#### STATED PROBLEM:
Locate the line that contains "What matplotlib code" in the entries below, then repeat it and every following line through the line that contains "0.0475, 0.0511, 0.0556, 0.0606, 0.0632, 0.0632]", exactly, and no others.

-- Begin INPUT DATA --

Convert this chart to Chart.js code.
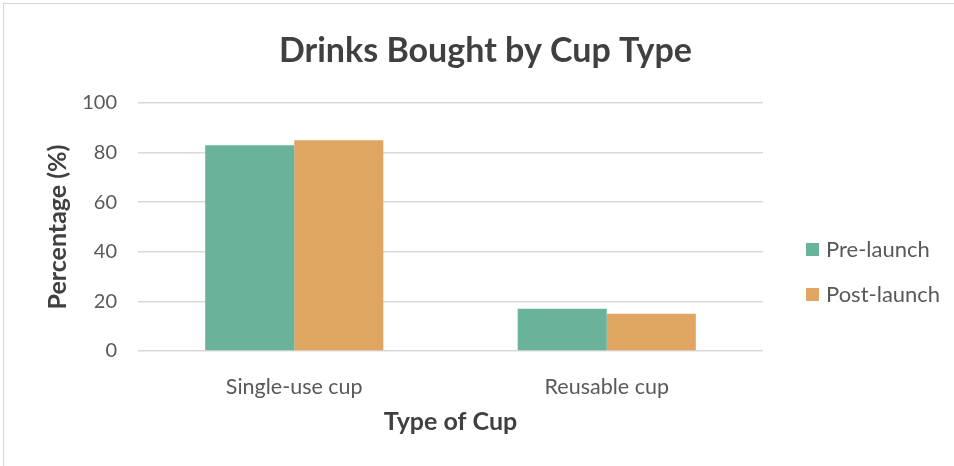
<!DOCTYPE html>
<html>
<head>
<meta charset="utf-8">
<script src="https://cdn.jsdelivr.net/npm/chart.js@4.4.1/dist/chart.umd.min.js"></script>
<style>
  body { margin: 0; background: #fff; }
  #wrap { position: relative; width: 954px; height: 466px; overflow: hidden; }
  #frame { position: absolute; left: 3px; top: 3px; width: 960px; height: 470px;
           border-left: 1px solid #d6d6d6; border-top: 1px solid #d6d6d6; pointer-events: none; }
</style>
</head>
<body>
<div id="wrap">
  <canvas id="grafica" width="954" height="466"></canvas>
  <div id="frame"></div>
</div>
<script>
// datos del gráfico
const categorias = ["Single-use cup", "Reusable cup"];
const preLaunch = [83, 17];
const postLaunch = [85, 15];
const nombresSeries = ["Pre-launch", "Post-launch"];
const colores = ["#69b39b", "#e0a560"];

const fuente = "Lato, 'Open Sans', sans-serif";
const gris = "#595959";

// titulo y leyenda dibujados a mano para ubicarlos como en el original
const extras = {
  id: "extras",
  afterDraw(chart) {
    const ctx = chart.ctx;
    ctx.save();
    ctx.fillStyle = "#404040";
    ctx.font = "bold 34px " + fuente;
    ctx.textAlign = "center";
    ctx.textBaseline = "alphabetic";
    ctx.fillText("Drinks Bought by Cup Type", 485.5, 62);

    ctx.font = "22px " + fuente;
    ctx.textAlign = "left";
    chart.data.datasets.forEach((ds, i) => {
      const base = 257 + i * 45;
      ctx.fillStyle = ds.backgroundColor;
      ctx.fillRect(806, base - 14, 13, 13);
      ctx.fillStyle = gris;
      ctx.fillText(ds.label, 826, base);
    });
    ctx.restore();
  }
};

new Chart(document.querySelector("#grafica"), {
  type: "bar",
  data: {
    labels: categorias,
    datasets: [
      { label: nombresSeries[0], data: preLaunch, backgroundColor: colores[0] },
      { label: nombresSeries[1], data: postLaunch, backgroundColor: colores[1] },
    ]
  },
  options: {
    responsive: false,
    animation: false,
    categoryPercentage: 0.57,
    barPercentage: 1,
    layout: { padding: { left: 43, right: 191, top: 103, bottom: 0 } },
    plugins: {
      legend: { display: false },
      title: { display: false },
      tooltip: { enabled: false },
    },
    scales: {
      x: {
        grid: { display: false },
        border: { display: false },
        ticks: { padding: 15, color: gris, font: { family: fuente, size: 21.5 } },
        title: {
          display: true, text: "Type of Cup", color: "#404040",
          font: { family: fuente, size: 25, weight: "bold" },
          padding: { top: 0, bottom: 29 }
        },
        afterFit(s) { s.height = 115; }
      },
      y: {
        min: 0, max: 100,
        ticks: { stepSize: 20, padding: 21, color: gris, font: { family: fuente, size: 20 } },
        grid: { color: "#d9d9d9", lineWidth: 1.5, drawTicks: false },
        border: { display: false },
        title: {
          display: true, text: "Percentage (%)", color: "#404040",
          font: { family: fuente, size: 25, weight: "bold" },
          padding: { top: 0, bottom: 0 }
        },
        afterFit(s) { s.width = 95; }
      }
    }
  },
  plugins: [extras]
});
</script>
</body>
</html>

-- End INPUT DATA --
-- Begin INPUT DATA --

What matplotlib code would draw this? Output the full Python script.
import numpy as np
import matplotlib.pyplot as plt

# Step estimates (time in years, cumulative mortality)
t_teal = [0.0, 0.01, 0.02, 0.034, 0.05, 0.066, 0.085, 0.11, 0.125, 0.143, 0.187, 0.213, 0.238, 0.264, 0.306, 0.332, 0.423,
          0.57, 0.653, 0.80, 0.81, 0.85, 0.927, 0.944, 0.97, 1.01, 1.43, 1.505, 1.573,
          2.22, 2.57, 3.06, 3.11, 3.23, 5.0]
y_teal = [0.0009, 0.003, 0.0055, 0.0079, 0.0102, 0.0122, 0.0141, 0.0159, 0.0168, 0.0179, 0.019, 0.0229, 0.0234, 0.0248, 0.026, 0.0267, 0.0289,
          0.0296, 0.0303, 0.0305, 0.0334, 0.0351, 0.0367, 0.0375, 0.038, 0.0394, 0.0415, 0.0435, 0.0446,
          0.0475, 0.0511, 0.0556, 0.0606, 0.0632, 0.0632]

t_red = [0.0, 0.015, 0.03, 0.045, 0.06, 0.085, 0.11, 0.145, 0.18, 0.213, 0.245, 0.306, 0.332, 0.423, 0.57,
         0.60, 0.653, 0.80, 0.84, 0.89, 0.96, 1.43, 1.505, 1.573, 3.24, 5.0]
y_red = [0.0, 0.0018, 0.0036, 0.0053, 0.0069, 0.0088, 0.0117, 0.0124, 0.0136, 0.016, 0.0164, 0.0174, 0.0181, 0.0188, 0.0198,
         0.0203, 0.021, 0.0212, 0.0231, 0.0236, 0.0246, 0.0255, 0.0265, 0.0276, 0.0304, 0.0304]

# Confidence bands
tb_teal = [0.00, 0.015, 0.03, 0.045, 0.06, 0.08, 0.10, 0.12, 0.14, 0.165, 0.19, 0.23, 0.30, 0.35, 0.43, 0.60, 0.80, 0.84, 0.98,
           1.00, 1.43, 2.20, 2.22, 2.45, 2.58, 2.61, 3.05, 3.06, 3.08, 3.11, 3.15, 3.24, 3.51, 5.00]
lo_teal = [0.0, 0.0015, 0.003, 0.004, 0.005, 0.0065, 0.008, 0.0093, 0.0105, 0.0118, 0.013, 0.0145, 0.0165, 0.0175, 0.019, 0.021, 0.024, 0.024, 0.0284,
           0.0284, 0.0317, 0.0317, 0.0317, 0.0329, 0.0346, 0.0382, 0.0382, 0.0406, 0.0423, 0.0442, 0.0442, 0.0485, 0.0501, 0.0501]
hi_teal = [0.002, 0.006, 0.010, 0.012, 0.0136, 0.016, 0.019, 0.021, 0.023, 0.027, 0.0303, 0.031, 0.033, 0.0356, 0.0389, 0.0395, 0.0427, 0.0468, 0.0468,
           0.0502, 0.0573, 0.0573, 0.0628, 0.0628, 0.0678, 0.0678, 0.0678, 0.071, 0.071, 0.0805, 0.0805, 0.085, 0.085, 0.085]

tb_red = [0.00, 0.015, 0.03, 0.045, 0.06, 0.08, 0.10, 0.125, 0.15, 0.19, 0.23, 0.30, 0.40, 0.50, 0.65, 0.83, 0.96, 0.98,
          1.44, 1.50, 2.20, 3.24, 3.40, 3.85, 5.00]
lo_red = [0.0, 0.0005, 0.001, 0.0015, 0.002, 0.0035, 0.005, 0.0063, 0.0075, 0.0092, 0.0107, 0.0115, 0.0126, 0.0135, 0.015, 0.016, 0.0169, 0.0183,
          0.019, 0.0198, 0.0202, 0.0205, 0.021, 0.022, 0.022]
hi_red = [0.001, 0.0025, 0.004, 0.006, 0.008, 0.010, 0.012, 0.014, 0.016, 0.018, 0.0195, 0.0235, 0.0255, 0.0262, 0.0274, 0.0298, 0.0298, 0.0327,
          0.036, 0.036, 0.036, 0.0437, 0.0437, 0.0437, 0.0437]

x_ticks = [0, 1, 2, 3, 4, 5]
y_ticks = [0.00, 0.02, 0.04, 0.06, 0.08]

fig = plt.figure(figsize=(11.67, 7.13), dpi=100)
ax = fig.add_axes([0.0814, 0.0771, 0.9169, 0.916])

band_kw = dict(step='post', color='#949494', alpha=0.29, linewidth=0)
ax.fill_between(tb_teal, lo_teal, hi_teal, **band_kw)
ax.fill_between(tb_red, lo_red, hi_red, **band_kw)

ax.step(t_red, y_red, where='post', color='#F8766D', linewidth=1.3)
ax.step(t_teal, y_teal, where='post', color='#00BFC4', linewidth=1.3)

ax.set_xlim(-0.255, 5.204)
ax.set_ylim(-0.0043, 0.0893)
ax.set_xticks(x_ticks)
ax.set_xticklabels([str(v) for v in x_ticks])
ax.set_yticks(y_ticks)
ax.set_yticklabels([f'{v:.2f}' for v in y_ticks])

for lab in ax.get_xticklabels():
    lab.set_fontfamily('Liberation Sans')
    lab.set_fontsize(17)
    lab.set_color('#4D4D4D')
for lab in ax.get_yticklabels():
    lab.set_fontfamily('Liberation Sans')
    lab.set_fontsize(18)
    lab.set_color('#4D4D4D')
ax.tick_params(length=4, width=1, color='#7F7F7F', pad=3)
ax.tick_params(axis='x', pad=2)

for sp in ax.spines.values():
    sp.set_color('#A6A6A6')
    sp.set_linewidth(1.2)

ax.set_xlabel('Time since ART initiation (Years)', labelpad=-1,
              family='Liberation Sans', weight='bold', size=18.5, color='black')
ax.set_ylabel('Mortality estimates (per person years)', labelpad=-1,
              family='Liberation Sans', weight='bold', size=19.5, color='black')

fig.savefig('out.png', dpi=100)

-- End INPUT DATA --

#### REPLY:
What matplotlib code would draw this? Output the full Python script.
import numpy as np
import matplotlib.pyplot as plt

# Step estimates (time in years, cumulative mortality)
t_teal = [0.0, 0.01, 0.02, 0.034, 0.05, 0.066, 0.085, 0.11, 0.125, 0.143, 0.187, 0.213, 0.238, 0.264, 0.306, 0.332, 0.423,
          0.57, 0.653, 0.80, 0.81, 0.85, 0.927, 0.944, 0.97, 1.01, 1.43, 1.505, 1.573,
          2.22, 2.57, 3.06, 3.11, 3.23, 5.0]
y_teal = [0.0009, 0.003, 0.0055, 0.0079, 0.0102, 0.0122, 0.0141, 0.0159, 0.0168, 0.0179, 0.019, 0.0229, 0.0234, 0.0248, 0.026, 0.0267, 0.0289,
          0.0296, 0.0303, 0.0305, 0.0334, 0.0351, 0.0367, 0.0375, 0.038, 0.0394, 0.0415, 0.0435, 0.0446,
          0.0475, 0.0511, 0.0556, 0.0606, 0.0632, 0.0632]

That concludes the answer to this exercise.